Re: (fwd) Re: [RFC] mount flag "direct"

From: Peter T. Breuer (ptb@it.uc3m.es)
Date: Wed Sep 04 2002 - 07:54:55 EST


"A month of sundays ago [Ragnar Kj_rstad] wrote:"
[Charset iso-8859-1 unsupported, filtering to ASCII...]
> On Wed, Sep 04, 2002 at 11:02:07AM +0200, Peter T. Breuer wrote:
> > > There is more to coherency and preserving fs structure than "don't cache
> >
> > Sure. So what? What's wrong with a O_DIRDIRECT flag that makes all
> > opens retrace the path from the root fs _on disk_ instead of from the
> > directory cache?
>
> Did you read Antons post about this?

Yep. My reply is out there.

> > I suggest that changing FS structure is an operation that is so
> > relatively rare in the projected environment (in which gigabytes of
> > /data/ are streaming through every second) that you can make them as
> > expensive as you like and nobody will notice.
>
> Why do you want a filesystem if you're not going to use any filesystem
> operations? If all you want to do is to split your shared device into

But I said we DO want to use FS operations. Just nowhere near as often
as we want to treat the data streaming through the file system (i.e.
"strawman"), so the speed of metadata operations on the FS is not
apparently an issue.

> multipe (static) logical units use a logical volume manager.

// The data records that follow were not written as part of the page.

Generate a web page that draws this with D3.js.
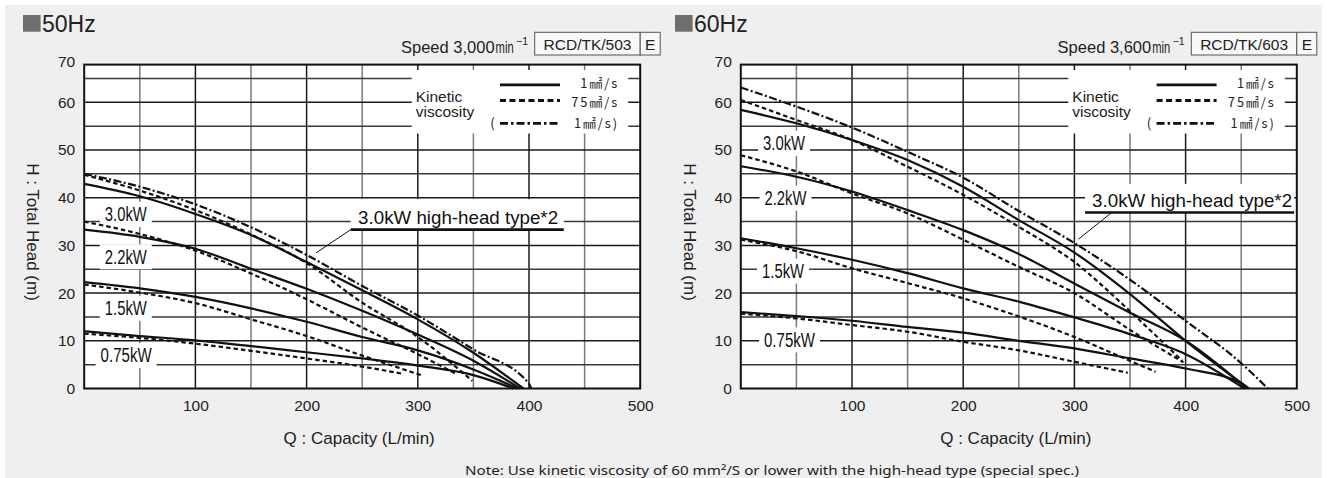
<!DOCTYPE html>
<html>
<head>
<meta charset="utf-8">
<script src="https://cdn.jsdelivr.net/npm/d3@7"></script>
<style>
  body { margin: 0; background: #fff; }
  svg { display: block; font-family: 'Liberation Sans', Arial, sans-serif; }
</style>
</head>
<body>
<svg id="chart" width="1327" height="478"></svg>
<script>
// curves are [capacity L/min, total head m]
// 50Hz
const hz50HighHead = [[0,45.0],[50,42.3],[100,38.6],[150,33.8],[200,28.0],[250,21.5],[300,15.3],[350,8.2],[400,1.0],[402,0]]
const hz50Kw30 = [[0,42.9],[50,40.3],[100,36.6],[150,32.2],[200,26.5],[250,20.6],[300,14.5],[350,7.5],[395,0]]
const hz50Kw30v75 = [[0,44.8],[50,41.5],[100,37.4],[150,32.3],[200,26.3],[250,18.0],[300,10.8],[349,1.6]]
const hz50Kw22 = [[0,33.3],[50,31.8],[100,29.3],[150,25.1],[200,20.9],[250,16.3],[300,11.3],[350,5.8],[392,0]]
const hz50Kw22v75 = [[0,35.0],[50,32.4],[100,28.9],[150,24.1],[200,18.7],[250,12.8],[300,7.2],[335,3.0]]
const hz50Kw15 = [[0,22.3],[50,21.0],[100,19.2],[150,16.8],[200,14.0],[250,10.8],[300,8.0],[350,4.0],[390,0]]
const hz50Kw15v75 = [[0,21.8],[50,20.1],[100,17.9],[150,14.5],[200,11.0],[250,6.9],[303,2.8]]
const hz50Kw075 = [[0,12.0],[50,11.0],[100,10.1],[150,8.9],[200,7.6],[250,6.3],[300,4.8],[350,2.8],[386,0]]
const hz50Kw075v75 = [[0,11.5],[50,10.6],[100,9.4],[150,7.9],[200,6.3],[250,4.6],[286,3.1]]

// 60Hz
const hz60HighHead = [[0,63.1],[50,59.1],[100,54.7],[150,49.6],[200,44.2],[250,37.2],[300,30.5],[350,22.8],[400,14.2],[450,5.3],[474,0]]
const hz60Kw30 = [[0,58.4],[50,55.6],[100,52.1],[150,47.9],[200,42.3],[250,35.3],[300,28.5],[350,19.8],[400,10.0],[457,0]]
const hz60Kw30v75 = [[0,60.5],[50,56.3],[100,52.1],[150,46.5],[200,40.6],[250,33.9],[300,26.5],[350,16.2],[375,10.7],[397,5.8]]
const hz60Kw22 = [[0,46.6],[50,44.4],[100,41.3],[150,37.4],[200,33.2],[250,28.2],[300,22.0],[350,15.9],[400,10.0],[455,0]]
const hz60Kw22v75 = [[0,48.9],[50,45.5],[100,40.9],[150,36.7],[200,31.2],[250,25.5],[300,20.0],[350,12.3],[398,5.5]]
const hz60Kw15 = [[0,31.5],[50,29.4],[100,27.0],[150,24.2],[200,21.0],[250,18.2],[300,14.9],[350,11.4],[400,7.2],[453,0]]
const hz60Kw15v75 = [[0,31.2],[50,28.8],[100,25.2],[150,22.1],[200,18.9],[250,15.1],[300,10.8],[350,5.8],[373,3.5]]
const hz60Kw075 = [[0,16.0],[50,15.2],[100,14.2],[150,12.9],[200,11.7],[250,10.0],[300,8.4],[350,6.3],[400,4.2],[451,1.0],[455,0]]
const hz60Kw075v75 = [[0,15.7],[50,14.7],[100,13.3],[150,11.9],[200,9.8],[250,8.0],[300,5.6],[348,3.3]]

const xTicks = [100, 200, 300, 400, 500]
const yTicks = [0, 10, 20, 30, 40, 50, 60, 70]
const xGrid = [50, 100, 150, 200, 250, 300, 350, 400, 450]
const yGrid = [5, 10, 15, 20, 25, 30, 35, 40, 45, 50, 55, 60, 65]
const kwNames = ['3.0kW', '2.2kW', '1.5kW', '0.75kW']
const legendLabels = ['1㎟/s', '75㎟/s', '1㎟/s)']
const highHeadLabel = '3.0kW high-head type*2'
const noteText = 'Note: Use kinetic viscosity of 60 mm²/S or lower with the high-head type (special spec.)'

const dashes = { solid: null, dash: '4.5,3', dashdot: '8,2.5,2,2.5' }

const panels = [
  {
    x0: 84.2, titleX: 23, title: '50Hz', speed: '3,000', model: 'RCD/TK/503',
    series: [
      [hz50Kw075v75, 'dash'], [hz50Kw15v75, 'dash'], [hz50Kw22v75, 'dash'], [hz50Kw30v75, 'dash'],
      [hz50Kw075, 'solid'], [hz50Kw15, 'solid'], [hz50Kw22, 'solid'], [hz50Kw30, 'solid'],
      [hz50HighHead, 'dashdot']
    ],
    kwPos: [[37.4, 36.6], [37.4, 27.7], [37.4, 16.9], [37.7, 7.0]],
    ann: { q: 246.3, h: 34.5, q1: 239.6, q2: 431.3, hu: 33.3, top: 39.7, lq1: 239.6, lq2: 208.4, lh2: 28.4 }
  },
  {
    x0: 740.8, titleX: 675, title: '60Hz', speed: '3,600', model: 'RCD/TK/603',
    series: [
      [hz60Kw075v75, 'dash'], [hz60Kw15v75, 'dash'], [hz60Kw22v75, 'dash'], [hz60Kw30v75, 'dash'],
      [hz60Kw075, 'solid'], [hz60Kw15, 'solid'], [hz60Kw22, 'solid'], [hz60Kw30, 'solid'],
      [hz60HighHead, 'dashdot']
    ],
    kwPos: [[38.9, 51.5], [40.2, 40.0], [38.0, 24.7], [43.8, 10.3]],
    ann: { q: 315.9, h: 38.1, q1: 309.6, q2: 497.6, hu: 36.9, top: 42.9, lq1: 333.6, lq2: 303.6, lh2: 31.3 }
  }
]

const svg = d3.select('#chart')
svg.append('rect').attr('x', 5).attr('y', 5).attr('width', 1317).attr('height', 473).attr('fill', '#efefef')

const yTop = 67.9

panels.forEach(p => {
  const x = d3.scaleLinear().domain([0, 500]).range([p.x0, p.x0 + 556])
  const y = d3.scaleLinear().domain([0, 70]).range([388.5, 54.6])
  const g = svg.append('g')

  // header
  g.append('rect').attr('x', p.titleX).attr('y', 15).attr('width', 17.6).attr('height', 16.7).attr('fill', '#6e6e6e')
  g.append('text').attr('x', p.titleX + 19).attr('y', 31.7).attr('font-size', 23).attr('fill', '#222').text(p.title)

  const minX = x(500) - 112.6 - 32
  g.append('text').attr('y', 53).attr('font-size', 16.5).attr('fill', '#222')
    .attr('text-anchor', 'end').attr('x', minX - 1).text('Speed ' + p.speed)
  g.append('text').attr('transform', `translate(${minX},53) scale(0.68,1)`).attr('font-size', 16.5).attr('fill', '#222')
    .text('min')
  g.append('text').attr('x', minX + 20.5).attr('y', 45).attr('font-size', 10.5).attr('fill', '#222').text('−1')

  g.append('rect').attr('x', x(500) - 105.5).attr('y', 32.3).attr('width', 105.5).attr('height', 22.7)
    .attr('fill', '#f8f8f8').attr('stroke', '#555').attr('stroke-width', 1)
  g.append('rect').attr('x', x(500)).attr('y', 32.3).attr('width', 20).attr('height', 22.7)
    .attr('fill', '#f8f8f8').attr('stroke', '#555').attr('stroke-width', 1)
  g.append('text').attr('x', x(500) - 52.7).attr('y', 49.5).attr('text-anchor', 'middle').attr('font-size', 15.5)
    .attr('fill', '#222').text(p.model)
  g.append('text').attr('x', x(500) + 10).attr('y', 49.5).attr('text-anchor', 'middle').attr('font-size', 15.5)
    .attr('fill', '#222').text('E')

  // plot area
  g.append('rect').attr('x', x(0)).attr('y', y(yTop)).attr('width', x(500) - x(0)).attr('height', y(0) - y(yTop))
    .attr('fill', '#fff')

  g.selectAll('.vgrid').data(xGrid).enter().append('line')
    .attr('x1', d => x(d)).attr('x2', d => x(d)).attr('y1', y(0)).attr('y2', y(yTop))
    .attr('stroke', d => d % 100 ? '#7a7a7a' : '#1a1a1a').attr('stroke-width', 1.5)
  g.selectAll('.hgrid').data(yGrid).enter().append('line')
    .attr('x1', x(0)).attr('x2', x(500)).attr('y1', d => y(d)).attr('y2', d => y(d))
    .attr('stroke', d => d % 10 ? '#3a3a3a' : '#1a1a1a').attr('stroke-width', 1.5)

  // legend box
  const lg = g.append('g')
  lg.append('rect').attr('x', x(0) + 327.5).attr('y', 70).attr('width', 216.5).attr('height', 63.5).attr('fill', '#fff')
  lg.append('text').attr('x', x(0) + 331.5).attr('y', 101.5).attr('font-size', 15.5).attr('fill', '#222').text('Kinetic')
  lg.append('text').attr('x', x(0) + 331.5).attr('y', 116.5).attr('font-size', 15.5).attr('fill', '#222').text('viscosity')
  const rowY = [84.8, 100.5, 123.3]
  const rowBase = [87.5, 106.5, 128]
  legendLabels.forEach((lab, i) => {
    lg.append('line').attr('x1', x(0) + 415.8).attr('x2', x(0) + 475.8).attr('y1', rowY[i]).attr('y2', rowY[i])
      .attr('stroke', '#111').attr('stroke-width', 2.8)
      .attr('stroke-dasharray', i === 1 ? '6,3.5' : (i === 2 ? '8,3,2.5,3' : null))
    lg.append('text').attr('x', x(0) + 535).attr('y', rowBase[i]).attr('text-anchor', 'end')
      .attr('font-family', "'Noto Sans CJK JP', sans-serif").attr('font-size', 12.8).attr('letter-spacing', 2)
      .attr('fill', '#222').text(lab)
  })
  lg.append('text').attr('x', x(0) + 406).attr('y', rowBase[2]).attr('font-family', "'Noto Sans CJK JP', sans-serif")
    .attr('font-size', 13.5).attr('fill', '#222').text('(')

  // kW label boxes
  kwNames.forEach((name, i) => {
    const cx = x(p.kwPos[i][0])
    const cy = y(p.kwPos[i][1])
    const w = name.length > 5 ? 51 : 42
    g.append('rect').attr('x', cx - w / 2 - 5).attr('y', cy - 12).attr('width', w + 10).attr('height', 25).attr('fill', '#fff')
    g.append('text').attr('x', cx - w / 2).attr('y', cy + 7.3).attr('font-size', 20.5).attr('fill', '#111')
      .attr('textLength', w).attr('lengthAdjust', 'spacingAndGlyphs').text(name)
  })

  // high-head annotation
  const a = p.ann
  g.append('rect').attr('x', x(a.q1)).attr('y', y(a.top)).attr('width', x(a.q2) - x(a.q1)).attr('height', y(a.hu) - y(a.top))
    .attr('fill', '#fff')

  // curves
  const line = d3.line().x(d => x(d[0])).y(d => y(d[1])).curve(d3.curveMonotoneX)
  g.selectAll('.curve').data(p.series).enter().append('path')
    .attr('d', d => line(d[0]))
    .attr('fill', 'none').attr('stroke', '#111').attr('stroke-width', 2.2)
    .attr('stroke-dasharray', d => dashes[d[1]])

  g.append('text').attr('x', x(a.q)).attr('y', y(a.h)).attr('font-size', 19).attr('fill', '#111')
    .attr('textLength', 200).attr('lengthAdjust', 'spacingAndGlyphs').text(highHeadLabel)
  g.append('line').attr('x1', x(a.q1)).attr('x2', x(a.q2)).attr('y1', y(a.hu)).attr('y2', y(a.hu))
    .attr('stroke', '#111').attr('stroke-width', 2.6)
  g.append('line').attr('x1', x(a.lq1)).attr('y1', y(a.hu)).attr('x2', x(a.lq2)).attr('y2', y(a.lh2))
    .attr('stroke', '#111').attr('stroke-width', 1)

  // frame
  g.append('rect').attr('x', x(0)).attr('y', y(yTop)).attr('width', x(500) - x(0)).attr('height', y(0) - y(yTop))
    .attr('fill', 'none').attr('stroke', '#111').attr('stroke-width', 2)

  // axes
  const xAxis = g.append('g').attr('transform', `translate(0,${y(0)})`)
    .call(d3.axisBottom(x).tickValues(xTicks).tickSize(0).tickPadding(11))
  const yAxis = g.append('g').attr('transform', `translate(${x(0)},0)`)
    .call(d3.axisLeft(y).tickValues(yTicks).tickSize(0).tickPadding(9))
  yAxis.selectAll('.tick').filter(d => d === 70).attr('transform', `translate(0,${y(yTop) - 2.5})`)
  ;[xAxis, yAxis].forEach(ax => {
    ax.select('.domain').remove()
    ax.selectAll('text').attr('font-size', 15.5).attr('fill', '#222')
      .attr('font-family', "'Liberation Sans', Arial, sans-serif")
  })

  g.append('text').attr('x', x(0) + 275).attr('y', 444).attr('text-anchor', 'middle').attr('font-size', 17)
    .attr('fill', '#222').text('Q : Capacity (L/min)')
  g.append('text').attr('transform', `translate(${x(0) - 51},232) rotate(90)`).attr('text-anchor', 'middle')
    .attr('dy', '0.35em').attr('font-size', 17).attr('fill', '#222').text('H : Total Head (m)')
})

svg.append('text').attr('x', 465).attr('y', 474.5).attr('font-family', "'Noto Sans', sans-serif")
  .attr('font-size', 13).attr('fill', '#222').attr('textLength', 614).attr('lengthAdjust', 'spacingAndGlyphs')
  .text(noteText)
</script>
</body>
</html>
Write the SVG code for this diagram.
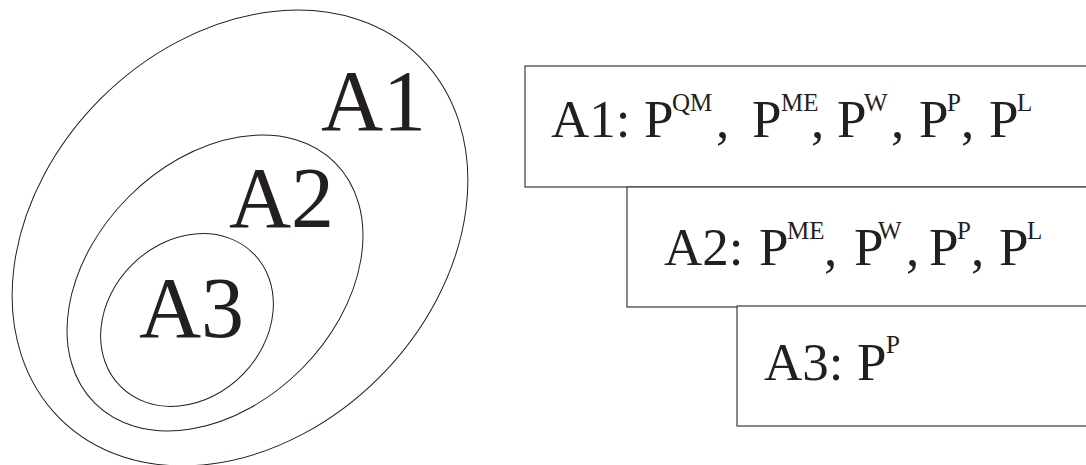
<svg xmlns="http://www.w3.org/2000/svg" width="1086" height="465" viewBox="0 0 1086 465">
<style>
.shape{fill:none;stroke:#231f20;stroke-width:1}
.box{fill:#fff;stroke:#3a3a3a;stroke-width:1.2}
.big{font-family:"Liberation Serif","Times New Roman",serif;font-size:86px;fill:#231f20}
.lbl{font-family:"Liberation Serif","Times New Roman",serif;font-size:53px;fill:#231f20}
.sup{font-size:25px}
</style>
<rect width="1086" height="465" fill="#fff"/>
<g id="set-A1">
<ellipse class="shape" cx="240" cy="238" rx="255" ry="197" transform="rotate(-45 240 238)"/>
<text class="big" x="321" y="130">A1</text>
</g>
<g id="set-A2">
<ellipse class="shape" cx="215" cy="283" rx="170" ry="122" transform="rotate(-45 215 283)"/>
<text class="big" x="229" y="227">A2</text>
</g>
<g id="set-A3">
<ellipse class="shape" cx="187" cy="320" rx="94" ry="78" transform="rotate(-45 187 320)"/>
<text class="big" x="139" y="337">A3</text>
</g>
<g id="box-A1">
<rect class="box" x="525" y="66" width="580" height="121"/>
<text class="lbl" y="137"><tspan x="551">A1:</tspan><tspan x="644">P</tspan><tspan class="sup" x="672" y="111">QM</tspan><tspan x="716" y="137">,</tspan><tspan x="752">P</tspan><tspan class="sup" x="781" y="111">ME</tspan><tspan x="811" y="137">,</tspan><tspan x="837">P</tspan><tspan class="sup" x="864" y="111">W</tspan><tspan x="891" y="137">,</tspan><tspan x="919">P</tspan><tspan class="sup" x="947" y="111">P</tspan><tspan x="961" y="137">,</tspan><tspan x="989">P</tspan><tspan class="sup" x="1017" y="111">L</tspan></text>
</g>
<g id="box-A2">
<rect class="box" x="627" y="187" width="480" height="120"/>
<text class="lbl" y="265"><tspan x="664">A2:</tspan><tspan x="759">P</tspan><tspan class="sup" x="787" y="239">ME</tspan><tspan x="824" y="265">,</tspan><tspan x="854">P</tspan><tspan class="sup" x="878" y="239">W</tspan><tspan x="906" y="265">,</tspan><tspan x="929">P</tspan><tspan class="sup" x="957" y="239">P</tspan><tspan x="971" y="265">,</tspan><tspan x="999">P</tspan><tspan class="sup" x="1027" y="239">L</tspan></text>
</g>
<g id="box-A3">
<rect class="box" x="737" y="306" width="370" height="120"/>
<text class="lbl" y="380"><tspan x="764">A3:</tspan><tspan x="857">P</tspan><tspan class="sup" x="886" y="353">P</tspan></text>
</g>
<g id="connectors"/>
</svg>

My experiments with the current lvm have convinced me that it is a
horror show with no way sometimes of rediscovering its own consistent
state even on one node. I'd personally prefer there to be no lvm, right
now!

> If you _do_ need a filesystem, use something like gfs. Have you looked
> at it at all?

The point is not to choose a file system, but to be able to use
whichever one is preferable _at the time_. This is important.
Different FSs have different properties, and if one is 10% faster than
another for a different data load, then the faster FS can be put
in and 10% more data can be collected in the time slot allocated (and
these time slots cost "the earth" :-).